Most of the table conversation entails Coogan and Brydon trying to make one another laugh or competing for the better impersonation. Though past films have featured their uncanny portrayals of Michael Caine and Tom Hardy’s Bane, the highlights here include Coogan’s Ray Winstone as a cockney Henry VIII and Brydon’s spot-on Dustin Hoffman—not only the actor’s performance in Midnight Cowboy and Marathon Man, but the electric drill from the latter film as well. Of course, none of The Trip films would be complete without several James Bond references or enough “Aha!” callouts to satisfy any Alan Partridge fan. Their discussions always offer a touch of wit and knowingly forced sophistication as well. Brydon reads from Aristotle’s Poetics at one point, and he misunderstands the philosopher’s discussion of “imitation” to hilarious effect. 

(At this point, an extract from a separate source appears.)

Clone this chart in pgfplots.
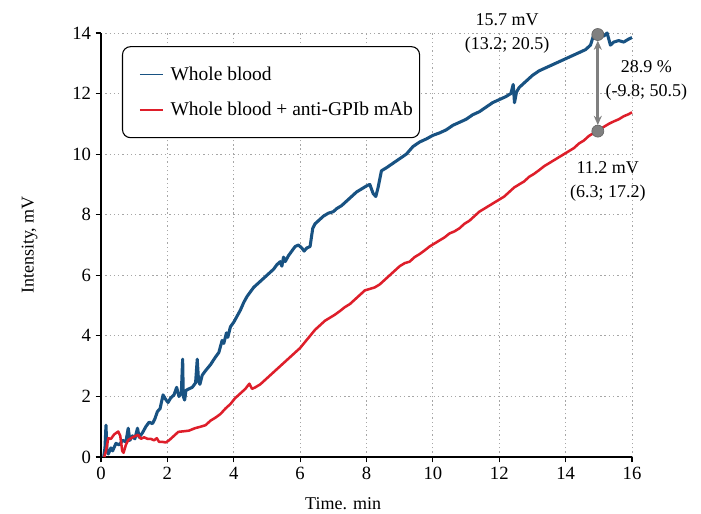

For every moment of comedy, there’s a touch of tragedy. Brydon’s initial calls home signal his loneliness away from his family, where he receives an unconditional love that his travel partner does not supply. Coogan, meanwhile, begins to feel older, his mortality ever more pressing as he receives updates about his father’s dwindling health. Black-and-white dream sequences reveal how thoroughly Greek culture has saturated the actor’s mind and informed his subconscious. More tellingly, Brydon recounts a story about feeling infantilized as an adult when he was forced to ride in the back seat of his parents’ car. It’s a story shared as a humorous aside, and Coogan, who jealously guards the driver’s seat of their rental, refuses to allow Brydon the wheel for that very reason. But later the imagery of an adult riding in the back has a heartbreaking poignancy. 

Even though we’ve been through this routine before with a different backdrop, the chemistry between these two performers never wears thin or overstays its welcome. It’s like getting together with old friends—something most of us cannot manage right now given the COVID-19 pandemic. In that sense, The Trip to Greece is a deeply satisfying experience of escape with a comforting sense of the familiar. Fortunately, after watching these sparring entertainers wander beautiful locations and taste exotic food over four exceedingly entertaining films, the viewer cannot help but feel some measure of growth. Winterbottom, Coogan, and Brydon leave us to appreciate the simple pleasures of food, travel, and humor through the framework of human history and culture. Whether it’s Brydon’s current obsession with Barry Gibb or Coogan weighing the melancholy implications of Homer’s epic poetry on his life, The Trip to Greece has moments of comedy and tragedy that never fail to evoke laughter and contemplation.